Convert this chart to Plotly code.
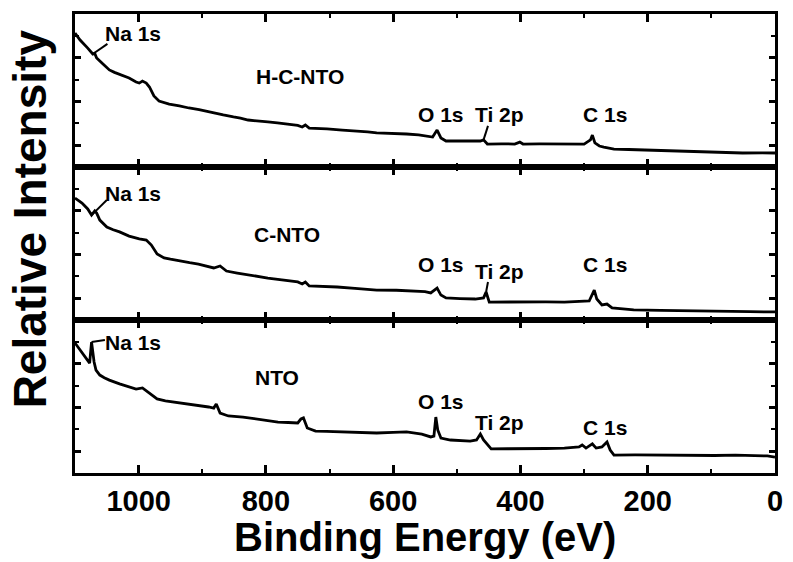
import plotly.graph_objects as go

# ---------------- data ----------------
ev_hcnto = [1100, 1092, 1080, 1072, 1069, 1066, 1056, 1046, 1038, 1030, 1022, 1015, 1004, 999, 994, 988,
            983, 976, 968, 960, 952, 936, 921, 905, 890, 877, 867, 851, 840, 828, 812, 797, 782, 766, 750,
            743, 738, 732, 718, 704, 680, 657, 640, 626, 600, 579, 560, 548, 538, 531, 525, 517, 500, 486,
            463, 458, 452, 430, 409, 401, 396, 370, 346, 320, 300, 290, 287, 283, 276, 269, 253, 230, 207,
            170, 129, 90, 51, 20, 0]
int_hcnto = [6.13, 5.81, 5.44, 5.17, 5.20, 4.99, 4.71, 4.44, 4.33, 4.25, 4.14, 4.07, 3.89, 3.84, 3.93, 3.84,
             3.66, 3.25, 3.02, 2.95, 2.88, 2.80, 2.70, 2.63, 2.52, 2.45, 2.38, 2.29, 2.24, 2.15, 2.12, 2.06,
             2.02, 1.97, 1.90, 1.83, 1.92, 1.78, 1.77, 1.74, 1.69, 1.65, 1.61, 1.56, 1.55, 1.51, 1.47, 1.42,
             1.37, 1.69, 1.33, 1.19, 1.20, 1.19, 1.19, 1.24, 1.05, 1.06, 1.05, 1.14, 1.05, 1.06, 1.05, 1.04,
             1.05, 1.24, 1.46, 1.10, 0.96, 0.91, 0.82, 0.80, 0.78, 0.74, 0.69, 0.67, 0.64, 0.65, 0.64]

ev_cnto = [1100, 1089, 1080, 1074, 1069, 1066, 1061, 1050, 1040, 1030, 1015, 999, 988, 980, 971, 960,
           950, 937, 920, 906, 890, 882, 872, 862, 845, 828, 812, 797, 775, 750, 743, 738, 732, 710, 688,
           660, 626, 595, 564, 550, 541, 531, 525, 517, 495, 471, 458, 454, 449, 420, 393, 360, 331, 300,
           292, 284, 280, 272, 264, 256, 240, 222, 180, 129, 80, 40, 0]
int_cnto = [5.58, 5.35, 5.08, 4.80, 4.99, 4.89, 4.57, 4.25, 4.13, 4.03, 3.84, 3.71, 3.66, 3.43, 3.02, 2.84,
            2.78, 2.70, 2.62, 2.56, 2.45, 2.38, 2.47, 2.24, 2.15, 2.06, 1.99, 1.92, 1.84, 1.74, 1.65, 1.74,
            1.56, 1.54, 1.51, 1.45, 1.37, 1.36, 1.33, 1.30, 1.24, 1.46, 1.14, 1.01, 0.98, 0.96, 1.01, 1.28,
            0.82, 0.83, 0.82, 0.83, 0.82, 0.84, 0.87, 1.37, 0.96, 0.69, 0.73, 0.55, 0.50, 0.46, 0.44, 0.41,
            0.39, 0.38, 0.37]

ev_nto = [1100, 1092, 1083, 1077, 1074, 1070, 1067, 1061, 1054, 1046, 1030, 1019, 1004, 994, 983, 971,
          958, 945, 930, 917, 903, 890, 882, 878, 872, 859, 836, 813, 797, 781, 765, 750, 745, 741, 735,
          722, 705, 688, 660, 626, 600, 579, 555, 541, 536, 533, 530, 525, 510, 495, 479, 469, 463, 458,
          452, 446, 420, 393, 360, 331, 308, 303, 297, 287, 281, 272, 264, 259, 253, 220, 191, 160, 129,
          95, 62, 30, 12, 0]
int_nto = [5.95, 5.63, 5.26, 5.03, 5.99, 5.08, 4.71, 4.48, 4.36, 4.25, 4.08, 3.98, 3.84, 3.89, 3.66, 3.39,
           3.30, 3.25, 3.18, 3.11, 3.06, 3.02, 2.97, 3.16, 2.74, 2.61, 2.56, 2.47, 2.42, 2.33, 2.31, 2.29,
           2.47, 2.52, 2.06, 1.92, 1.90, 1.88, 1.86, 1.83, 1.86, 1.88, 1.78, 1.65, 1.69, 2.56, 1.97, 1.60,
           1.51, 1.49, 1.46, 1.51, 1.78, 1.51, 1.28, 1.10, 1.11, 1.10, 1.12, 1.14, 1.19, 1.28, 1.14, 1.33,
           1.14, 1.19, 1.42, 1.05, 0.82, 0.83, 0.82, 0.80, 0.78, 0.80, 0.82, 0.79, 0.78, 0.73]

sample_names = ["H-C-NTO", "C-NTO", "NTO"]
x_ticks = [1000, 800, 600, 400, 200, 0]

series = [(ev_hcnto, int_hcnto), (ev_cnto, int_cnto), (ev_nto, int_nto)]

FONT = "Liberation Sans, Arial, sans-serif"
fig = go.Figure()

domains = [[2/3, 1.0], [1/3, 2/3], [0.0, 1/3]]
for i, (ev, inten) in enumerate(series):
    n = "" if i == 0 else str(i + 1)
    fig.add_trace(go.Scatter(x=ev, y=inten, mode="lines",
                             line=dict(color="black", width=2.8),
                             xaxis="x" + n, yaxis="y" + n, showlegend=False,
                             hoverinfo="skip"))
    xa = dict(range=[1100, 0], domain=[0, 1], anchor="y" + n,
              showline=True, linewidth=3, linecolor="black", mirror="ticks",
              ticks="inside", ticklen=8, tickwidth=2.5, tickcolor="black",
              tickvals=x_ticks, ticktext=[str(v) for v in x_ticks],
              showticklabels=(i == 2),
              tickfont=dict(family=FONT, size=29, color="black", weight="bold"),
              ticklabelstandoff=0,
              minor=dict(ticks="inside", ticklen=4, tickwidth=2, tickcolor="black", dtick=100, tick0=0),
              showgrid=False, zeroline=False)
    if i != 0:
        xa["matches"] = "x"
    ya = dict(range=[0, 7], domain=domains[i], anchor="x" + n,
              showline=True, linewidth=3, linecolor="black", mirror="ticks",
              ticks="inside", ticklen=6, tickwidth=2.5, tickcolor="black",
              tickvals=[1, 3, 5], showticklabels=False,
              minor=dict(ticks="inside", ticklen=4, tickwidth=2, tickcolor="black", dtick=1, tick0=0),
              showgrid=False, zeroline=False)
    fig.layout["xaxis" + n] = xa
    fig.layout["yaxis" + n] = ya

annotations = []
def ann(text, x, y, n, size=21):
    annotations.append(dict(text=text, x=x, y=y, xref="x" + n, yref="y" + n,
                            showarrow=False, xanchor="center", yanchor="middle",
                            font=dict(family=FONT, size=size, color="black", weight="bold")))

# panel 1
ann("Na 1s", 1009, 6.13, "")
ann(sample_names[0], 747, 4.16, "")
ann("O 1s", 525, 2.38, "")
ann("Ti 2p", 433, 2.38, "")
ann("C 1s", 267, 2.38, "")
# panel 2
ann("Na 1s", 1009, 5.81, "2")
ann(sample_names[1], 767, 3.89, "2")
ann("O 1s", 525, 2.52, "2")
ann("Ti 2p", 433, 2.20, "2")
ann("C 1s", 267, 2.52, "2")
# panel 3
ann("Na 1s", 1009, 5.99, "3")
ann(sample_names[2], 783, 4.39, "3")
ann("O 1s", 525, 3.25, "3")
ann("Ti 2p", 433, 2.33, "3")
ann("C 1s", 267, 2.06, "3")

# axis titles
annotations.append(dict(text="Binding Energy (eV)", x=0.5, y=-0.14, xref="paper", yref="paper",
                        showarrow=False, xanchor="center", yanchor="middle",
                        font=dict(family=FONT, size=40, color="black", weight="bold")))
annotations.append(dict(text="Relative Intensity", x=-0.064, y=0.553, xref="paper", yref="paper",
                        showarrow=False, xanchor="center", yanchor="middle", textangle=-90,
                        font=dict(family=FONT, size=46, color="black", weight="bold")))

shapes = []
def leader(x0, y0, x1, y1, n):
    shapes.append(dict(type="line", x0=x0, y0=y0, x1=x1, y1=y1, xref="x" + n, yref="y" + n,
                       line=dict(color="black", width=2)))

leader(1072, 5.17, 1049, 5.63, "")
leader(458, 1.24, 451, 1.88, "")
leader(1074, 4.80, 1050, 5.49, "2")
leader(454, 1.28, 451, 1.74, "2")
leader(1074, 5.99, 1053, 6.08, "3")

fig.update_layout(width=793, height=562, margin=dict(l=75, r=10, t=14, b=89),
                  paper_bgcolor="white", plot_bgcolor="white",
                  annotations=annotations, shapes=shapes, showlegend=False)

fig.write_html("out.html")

○ ○ ○

What to do => Write out again, exactly, the lines from the start of the listing up to the line containing "import plotly.graph_objects as go", with both ends and without pictures.

Correct answer =>
Convert this chart to Plotly code.
import plotly.graph_objects as go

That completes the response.